The concept of equifinality—that different paths can lead to the same outcome—has its output-side analogue in the concept of multifinality: the same output can produce different outcomes depending on the environmental context in which it is received. A message of support may be experienced as support in one relational context and as intrusive condescension in another. A corporate announcement may build trust with one audience and trigger skepticism in another. An educational intervention may produce learning outcomes in engaged students and reinforced resistance in already-defensive ones.
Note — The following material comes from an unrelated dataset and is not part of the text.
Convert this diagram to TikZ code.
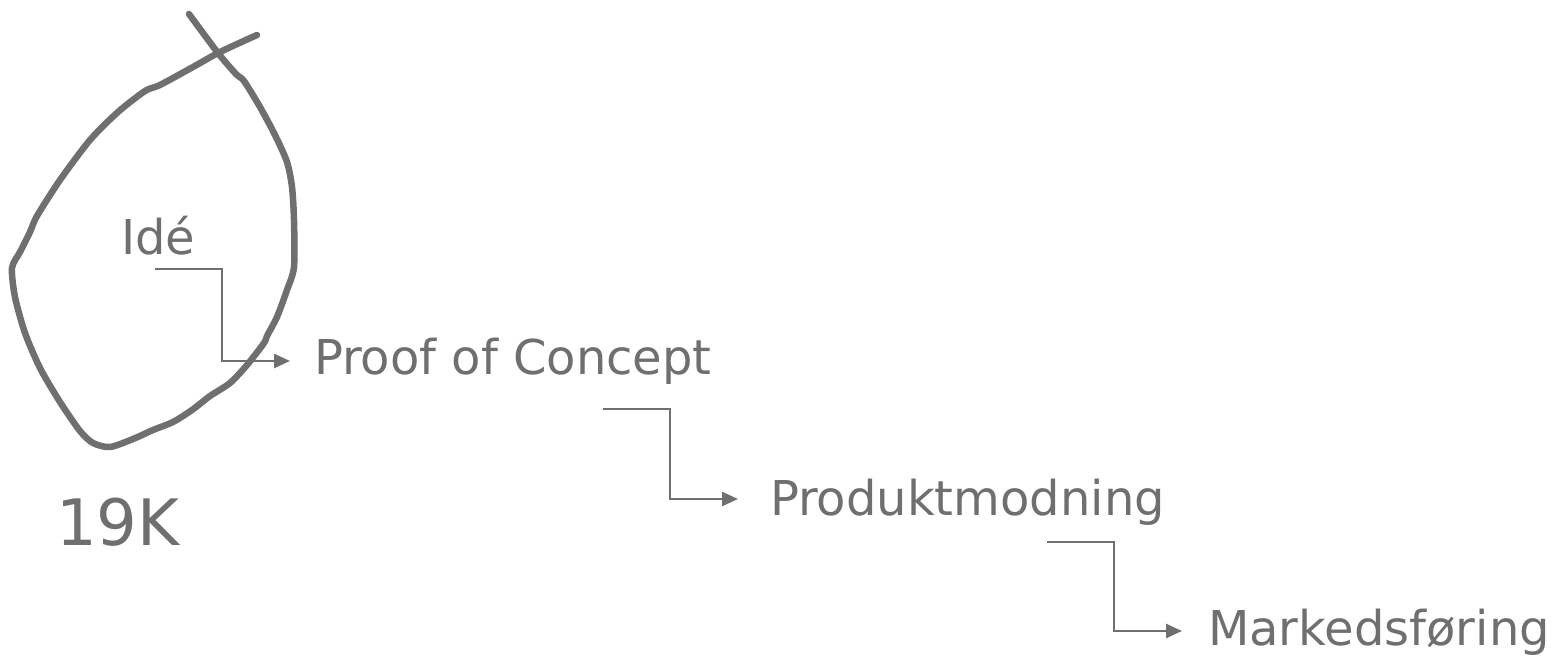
\documentclass[tikz,border=0pt]{standalone}
\usepackage{fontspec}
\setmainfont{DejaVu Sans}
\usetikzlibrary{arrows.meta}
\definecolor{ink}{HTML}{6F6F6F}
\begin{document}
\begin{tikzpicture}[x=1pt,y=-1pt,
  lbl/.style={anchor=base west,inner sep=0pt,outer sep=0pt,text=ink,font=\fontsize{48}{56}\selectfont},
  big/.style={anchor=base west,inner sep=0pt,outer sep=0pt,text=ink,font=\fontsize{64}{72}\selectfont},
  flow/.style={draw=ink,line width=2.6pt,-{Triangle[length=16pt,width=14pt]}},
  blob/.style={draw=ink,line width=6.5pt,line cap=round,line join=round}]
\useasboundingbox (0,0) rectangle (1553,656);
% sketch outline
\draw[blob] plot[smooth,tension=0.45] coordinates {
(189,14) (218,53) (236,74) (244,81) (260,107) (275,135) (287,162) (292,187) (294,220) (294,267)
(287,290) (277,317) (267,336) (264,343) (247,365) (230,383) (210,396) (192,410) (173,422)
(153,430) (133,439) (110,447) (93,443) (80,431) (60,402) (40,368) (25,333) (15,297) (12,268)
(20,252) (30,232) (37,216) (60,180) (90,140) (118,112) (145,91) (160,85) (193,67) (220,52) (257,35)};
% texts
\node[lbl] (idea) at (121,254) {Idé};
\node[lbl] (poc) at (314,374) {Proof of Concept};
\node[lbl] (prod) at (770,515) {Produktmodning};
\node[lbl] (mark) at (1208,645) {Markedsføring};
\node[big] (k19) at (56,545) {19K};
% connectors
\coordinate (s1) at (155,269);
\coordinate (t1) at (290,361);
\coordinate (s2) at (603,409);
\coordinate (t2) at (738,499);
\coordinate (s3) at (1047,542);
\coordinate (t3) at (1182,631);
\draw[flow] (s1) -- (222,269) |- (t1);
\draw[flow] (s2) -- (670,409) |- (t2);
\draw[flow] (s3) -- (1114,542) |- (t3);
\end{tikzpicture}
\end{document}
This output-consequence uncertainty means that communication systems cannot simply specify desired outputs and rely on them to produce desired effects. They must monitor the actual consequences of their outputs (through feedback inputs) and adjust subsequent outputs accordingly—the cybernetic feedback loop that connects output consequences to future inputs to future throughput to future outputs, completing the cycle that enables ongoing self-regulation.
Strategic Output Management
Sophisticated communication systems manage their outputs strategically—selecting, framing, timing, and targeting outputs to maximize their intended effects while managing accountability risks. Strategic output management includes:
Audience analysis: understanding the interpretive frameworks, needs, and expectations of the environmental audiences who will receive the output, and tailoring the output to be effective with those specific audiences.
Framing: selecting the conceptual frame within which information is presented, knowing that the frame shapes how recipients interpret and respond to the information.
Timing: recognizing that the same output has different effects when produced at different times, and selecting the moment of output to maximize communicative effectiveness.
Channel selection: choosing the medium through which the output will be transmitted, recognizing that different channels carry different social meanings and reach different audiences.
Output sequencing: managing the order in which multiple outputs are produced, recognizing that earlier outputs create contexts that shape how later outputs are interpreted.
Strategic output management is not deceptive in itself—it is the ordinary practical intelligence of effective communication. But the same strategic capabilities can be used for manipulation and deception, raising the ethical questions that are central to communication ethics: when does strategic communication serve legitimate purposes and when does it exploit recipients?